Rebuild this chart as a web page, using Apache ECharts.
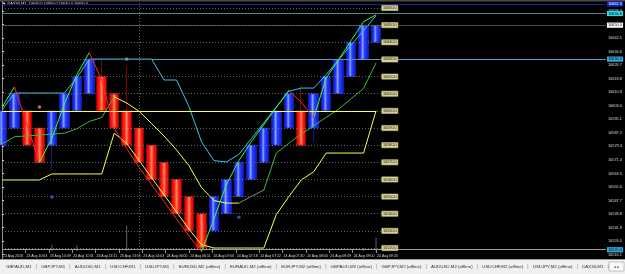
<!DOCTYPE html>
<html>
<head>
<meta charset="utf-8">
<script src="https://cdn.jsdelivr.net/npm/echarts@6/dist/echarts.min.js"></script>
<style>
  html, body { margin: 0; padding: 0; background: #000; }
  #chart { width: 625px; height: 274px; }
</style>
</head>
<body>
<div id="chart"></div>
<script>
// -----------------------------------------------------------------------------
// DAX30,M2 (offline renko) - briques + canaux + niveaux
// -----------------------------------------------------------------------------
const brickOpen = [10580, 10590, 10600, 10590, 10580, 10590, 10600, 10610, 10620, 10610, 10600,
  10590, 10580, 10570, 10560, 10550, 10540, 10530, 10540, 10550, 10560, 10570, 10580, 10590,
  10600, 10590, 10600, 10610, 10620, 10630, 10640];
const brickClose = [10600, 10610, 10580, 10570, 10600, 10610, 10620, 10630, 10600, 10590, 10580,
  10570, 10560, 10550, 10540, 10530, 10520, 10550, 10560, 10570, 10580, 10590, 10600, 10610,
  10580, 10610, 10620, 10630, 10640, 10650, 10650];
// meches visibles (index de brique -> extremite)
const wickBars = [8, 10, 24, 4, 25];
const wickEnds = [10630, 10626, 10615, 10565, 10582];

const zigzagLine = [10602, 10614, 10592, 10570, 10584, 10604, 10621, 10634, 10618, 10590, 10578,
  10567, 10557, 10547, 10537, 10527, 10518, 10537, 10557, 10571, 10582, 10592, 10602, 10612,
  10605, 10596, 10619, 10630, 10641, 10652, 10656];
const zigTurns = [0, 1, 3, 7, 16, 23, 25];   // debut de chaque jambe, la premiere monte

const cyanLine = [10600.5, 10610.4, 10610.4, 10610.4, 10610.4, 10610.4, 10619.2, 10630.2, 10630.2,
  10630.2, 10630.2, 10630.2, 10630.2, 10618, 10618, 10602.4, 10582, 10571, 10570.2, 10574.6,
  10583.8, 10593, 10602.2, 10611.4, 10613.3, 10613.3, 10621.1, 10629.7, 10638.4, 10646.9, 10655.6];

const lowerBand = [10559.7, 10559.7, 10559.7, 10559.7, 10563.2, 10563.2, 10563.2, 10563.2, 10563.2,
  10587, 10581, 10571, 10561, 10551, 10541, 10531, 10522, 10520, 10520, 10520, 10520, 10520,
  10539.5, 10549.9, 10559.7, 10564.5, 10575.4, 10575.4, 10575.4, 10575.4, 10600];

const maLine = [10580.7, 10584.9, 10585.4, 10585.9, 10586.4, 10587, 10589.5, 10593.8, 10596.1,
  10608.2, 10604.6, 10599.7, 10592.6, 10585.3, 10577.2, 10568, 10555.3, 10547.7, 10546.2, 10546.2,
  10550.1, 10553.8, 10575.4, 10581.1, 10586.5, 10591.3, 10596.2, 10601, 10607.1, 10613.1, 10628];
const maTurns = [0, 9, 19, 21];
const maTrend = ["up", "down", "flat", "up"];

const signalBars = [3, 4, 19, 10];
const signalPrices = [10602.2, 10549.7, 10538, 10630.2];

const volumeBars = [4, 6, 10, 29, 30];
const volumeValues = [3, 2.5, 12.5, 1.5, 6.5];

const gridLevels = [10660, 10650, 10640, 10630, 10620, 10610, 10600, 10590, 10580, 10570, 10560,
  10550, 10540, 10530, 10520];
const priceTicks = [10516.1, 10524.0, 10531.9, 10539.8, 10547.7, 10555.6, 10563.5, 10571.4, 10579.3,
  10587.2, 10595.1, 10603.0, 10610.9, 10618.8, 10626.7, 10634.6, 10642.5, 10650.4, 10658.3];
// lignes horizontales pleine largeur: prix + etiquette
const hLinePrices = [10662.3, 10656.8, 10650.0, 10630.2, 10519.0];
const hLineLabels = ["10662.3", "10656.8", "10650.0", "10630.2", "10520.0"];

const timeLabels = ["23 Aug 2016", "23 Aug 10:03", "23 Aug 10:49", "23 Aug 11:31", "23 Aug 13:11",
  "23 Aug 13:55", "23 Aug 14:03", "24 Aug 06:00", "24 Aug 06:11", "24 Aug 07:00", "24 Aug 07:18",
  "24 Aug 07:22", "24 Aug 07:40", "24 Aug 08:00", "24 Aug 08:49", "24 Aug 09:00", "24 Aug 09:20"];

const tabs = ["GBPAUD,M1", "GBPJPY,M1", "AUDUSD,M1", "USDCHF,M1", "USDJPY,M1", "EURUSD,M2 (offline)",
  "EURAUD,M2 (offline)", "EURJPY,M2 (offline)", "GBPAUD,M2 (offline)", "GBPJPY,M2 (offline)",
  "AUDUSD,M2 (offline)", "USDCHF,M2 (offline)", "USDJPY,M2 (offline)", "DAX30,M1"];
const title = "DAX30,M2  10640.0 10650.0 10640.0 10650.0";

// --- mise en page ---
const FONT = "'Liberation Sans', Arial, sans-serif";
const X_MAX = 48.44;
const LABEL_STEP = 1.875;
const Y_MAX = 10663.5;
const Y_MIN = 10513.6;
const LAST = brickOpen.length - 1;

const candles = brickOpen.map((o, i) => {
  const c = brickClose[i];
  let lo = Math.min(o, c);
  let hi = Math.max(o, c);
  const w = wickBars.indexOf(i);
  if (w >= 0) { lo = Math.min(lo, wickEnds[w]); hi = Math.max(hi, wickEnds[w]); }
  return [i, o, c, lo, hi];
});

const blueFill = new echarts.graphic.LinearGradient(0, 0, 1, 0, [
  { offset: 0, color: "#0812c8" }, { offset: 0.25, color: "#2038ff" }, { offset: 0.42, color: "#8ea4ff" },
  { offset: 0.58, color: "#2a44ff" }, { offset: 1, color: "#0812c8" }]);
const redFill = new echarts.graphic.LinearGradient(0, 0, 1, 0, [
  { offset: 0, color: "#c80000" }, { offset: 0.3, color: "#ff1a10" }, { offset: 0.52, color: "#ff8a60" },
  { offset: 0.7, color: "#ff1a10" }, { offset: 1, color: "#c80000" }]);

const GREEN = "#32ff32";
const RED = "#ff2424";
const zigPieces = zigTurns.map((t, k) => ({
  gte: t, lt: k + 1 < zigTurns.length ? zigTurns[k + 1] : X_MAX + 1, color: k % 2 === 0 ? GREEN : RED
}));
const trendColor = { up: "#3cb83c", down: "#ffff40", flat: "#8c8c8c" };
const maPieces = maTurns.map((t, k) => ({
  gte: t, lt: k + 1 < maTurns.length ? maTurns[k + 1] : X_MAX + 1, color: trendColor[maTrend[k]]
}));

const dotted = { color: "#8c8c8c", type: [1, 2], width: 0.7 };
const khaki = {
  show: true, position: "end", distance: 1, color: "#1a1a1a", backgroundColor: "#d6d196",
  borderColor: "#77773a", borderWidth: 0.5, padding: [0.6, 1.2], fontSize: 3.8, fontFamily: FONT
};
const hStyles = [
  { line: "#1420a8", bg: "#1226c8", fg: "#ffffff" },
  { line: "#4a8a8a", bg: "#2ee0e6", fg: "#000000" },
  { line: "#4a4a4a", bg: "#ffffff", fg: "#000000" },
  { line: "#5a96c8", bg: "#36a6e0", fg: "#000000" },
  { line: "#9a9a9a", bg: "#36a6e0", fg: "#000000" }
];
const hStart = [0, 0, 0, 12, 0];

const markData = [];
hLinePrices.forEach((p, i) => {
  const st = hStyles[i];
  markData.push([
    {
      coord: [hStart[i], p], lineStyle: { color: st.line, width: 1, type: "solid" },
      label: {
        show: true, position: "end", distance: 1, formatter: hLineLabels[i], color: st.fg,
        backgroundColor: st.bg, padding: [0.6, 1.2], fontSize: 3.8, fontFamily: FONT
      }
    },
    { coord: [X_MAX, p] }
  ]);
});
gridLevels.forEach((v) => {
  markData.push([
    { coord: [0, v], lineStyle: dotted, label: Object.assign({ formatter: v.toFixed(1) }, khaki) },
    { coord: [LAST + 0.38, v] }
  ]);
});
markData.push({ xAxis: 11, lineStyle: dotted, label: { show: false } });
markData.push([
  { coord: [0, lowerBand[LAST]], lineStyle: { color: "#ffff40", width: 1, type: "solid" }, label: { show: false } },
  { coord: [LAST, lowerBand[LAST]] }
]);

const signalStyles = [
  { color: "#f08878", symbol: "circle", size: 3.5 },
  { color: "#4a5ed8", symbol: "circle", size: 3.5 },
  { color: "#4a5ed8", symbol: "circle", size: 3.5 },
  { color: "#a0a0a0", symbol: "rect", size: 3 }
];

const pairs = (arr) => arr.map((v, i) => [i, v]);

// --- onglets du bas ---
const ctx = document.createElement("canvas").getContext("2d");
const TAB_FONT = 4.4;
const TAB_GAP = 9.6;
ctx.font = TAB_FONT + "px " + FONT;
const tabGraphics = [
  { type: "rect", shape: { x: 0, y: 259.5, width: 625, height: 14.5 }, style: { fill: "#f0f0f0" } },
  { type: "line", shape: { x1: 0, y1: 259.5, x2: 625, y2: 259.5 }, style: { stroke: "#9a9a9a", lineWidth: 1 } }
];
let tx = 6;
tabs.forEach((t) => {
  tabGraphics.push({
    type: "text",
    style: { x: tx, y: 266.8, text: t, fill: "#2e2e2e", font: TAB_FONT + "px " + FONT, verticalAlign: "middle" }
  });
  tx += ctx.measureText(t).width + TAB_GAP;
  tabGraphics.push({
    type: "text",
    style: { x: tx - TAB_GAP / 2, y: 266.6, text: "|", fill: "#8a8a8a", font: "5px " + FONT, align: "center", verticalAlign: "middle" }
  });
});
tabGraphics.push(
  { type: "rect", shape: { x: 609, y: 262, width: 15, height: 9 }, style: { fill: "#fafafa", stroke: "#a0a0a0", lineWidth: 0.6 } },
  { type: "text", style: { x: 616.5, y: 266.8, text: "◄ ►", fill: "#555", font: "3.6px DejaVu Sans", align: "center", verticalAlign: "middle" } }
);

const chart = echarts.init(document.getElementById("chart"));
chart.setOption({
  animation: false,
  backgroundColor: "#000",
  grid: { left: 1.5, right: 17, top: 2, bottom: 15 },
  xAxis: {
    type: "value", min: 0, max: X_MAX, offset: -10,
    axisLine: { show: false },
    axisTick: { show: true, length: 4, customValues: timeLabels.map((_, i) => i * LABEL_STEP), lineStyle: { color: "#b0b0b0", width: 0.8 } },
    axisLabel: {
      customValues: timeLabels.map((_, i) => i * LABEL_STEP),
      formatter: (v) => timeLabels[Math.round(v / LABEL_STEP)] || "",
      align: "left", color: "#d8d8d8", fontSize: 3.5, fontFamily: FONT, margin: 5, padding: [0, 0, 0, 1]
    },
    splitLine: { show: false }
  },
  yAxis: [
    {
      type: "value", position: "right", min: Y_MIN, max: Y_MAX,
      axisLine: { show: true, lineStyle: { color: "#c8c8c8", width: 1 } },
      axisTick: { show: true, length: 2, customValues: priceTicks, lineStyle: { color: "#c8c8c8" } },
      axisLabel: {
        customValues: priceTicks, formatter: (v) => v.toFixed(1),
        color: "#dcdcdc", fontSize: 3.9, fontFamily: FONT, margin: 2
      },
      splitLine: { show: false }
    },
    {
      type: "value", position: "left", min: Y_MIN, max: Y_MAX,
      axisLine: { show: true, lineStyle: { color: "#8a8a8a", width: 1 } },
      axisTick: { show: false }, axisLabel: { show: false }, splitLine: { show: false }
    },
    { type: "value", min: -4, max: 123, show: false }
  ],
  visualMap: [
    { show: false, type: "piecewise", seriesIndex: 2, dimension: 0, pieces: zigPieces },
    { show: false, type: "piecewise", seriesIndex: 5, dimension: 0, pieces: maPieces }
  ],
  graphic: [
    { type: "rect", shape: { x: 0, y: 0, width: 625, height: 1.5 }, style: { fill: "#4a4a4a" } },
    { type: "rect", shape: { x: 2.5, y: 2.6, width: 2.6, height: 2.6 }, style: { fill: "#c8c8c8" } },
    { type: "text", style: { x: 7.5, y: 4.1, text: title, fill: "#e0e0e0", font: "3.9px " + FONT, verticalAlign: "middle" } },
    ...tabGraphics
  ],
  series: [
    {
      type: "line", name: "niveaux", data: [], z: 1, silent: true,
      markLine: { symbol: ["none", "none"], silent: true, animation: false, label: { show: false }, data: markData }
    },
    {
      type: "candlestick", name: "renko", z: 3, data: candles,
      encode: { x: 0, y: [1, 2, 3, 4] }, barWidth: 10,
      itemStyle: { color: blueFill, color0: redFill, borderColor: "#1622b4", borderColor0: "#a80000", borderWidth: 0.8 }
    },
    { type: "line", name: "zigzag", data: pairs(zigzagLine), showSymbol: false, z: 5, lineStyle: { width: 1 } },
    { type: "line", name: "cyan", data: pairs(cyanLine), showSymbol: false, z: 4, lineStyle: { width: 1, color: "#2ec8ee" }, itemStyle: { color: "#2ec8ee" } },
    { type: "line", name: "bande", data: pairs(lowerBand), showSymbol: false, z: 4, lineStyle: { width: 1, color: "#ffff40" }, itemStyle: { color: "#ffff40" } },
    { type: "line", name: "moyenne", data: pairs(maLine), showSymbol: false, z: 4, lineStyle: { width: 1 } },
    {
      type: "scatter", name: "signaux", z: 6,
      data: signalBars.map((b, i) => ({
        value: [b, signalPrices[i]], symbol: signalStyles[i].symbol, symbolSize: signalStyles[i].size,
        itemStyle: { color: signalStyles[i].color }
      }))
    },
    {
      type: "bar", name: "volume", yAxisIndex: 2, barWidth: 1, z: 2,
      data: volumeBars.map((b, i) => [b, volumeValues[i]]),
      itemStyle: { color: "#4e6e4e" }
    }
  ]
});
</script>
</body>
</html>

*WRITTEN INSTRUCTION*.
Restate, line by line and word for word, everything from the top of the material through the line that contains "const wickEnds = [10630, 10626, 10615, 10565, 10582];". Leave pictures out.

*RESULT OF THE EXERCISE*.
Rebuild this chart as a web page, using Apache ECharts.
<!DOCTYPE html>
<html>
<head>
<meta charset="utf-8">
<script src="https://cdn.jsdelivr.net/npm/echarts@6/dist/echarts.min.js"></script>
<style>
  html, body { margin: 0; padding: 0; background: #000; }
  #chart { width: 625px; height: 274px; }
</style>
</head>
<body>
<div id="chart"></div>
<script>
// -----------------------------------------------------------------------------
// DAX30,M2 (offline renko) - briques + canaux + niveaux
// -----------------------------------------------------------------------------
const brickOpen = [10580, 10590, 10600, 10590, 10580, 10590, 10600, 10610, 10620, 10610, 10600,
  10590, 10580, 10570, 10560, 10550, 10540, 10530, 10540, 10550, 10560, 10570, 10580, 10590,
  10600, 10590, 10600, 10610, 10620, 10630, 10640];
const brickClose = [10600, 10610, 10580, 10570, 10600, 10610, 10620, 10630, 10600, 10590, 10580,
  10570, 10560, 10550, 10540, 10530, 10520, 10550, 10560, 10570, 10580, 10590, 10600, 10610,
  10580, 10610, 10620, 10630, 10640, 10650, 10650];
// meches visibles (index de brique -> extremite)
const wickBars = [8, 10, 24, 4, 25];
const wickEnds = [10630, 10626, 10615, 10565, 10582];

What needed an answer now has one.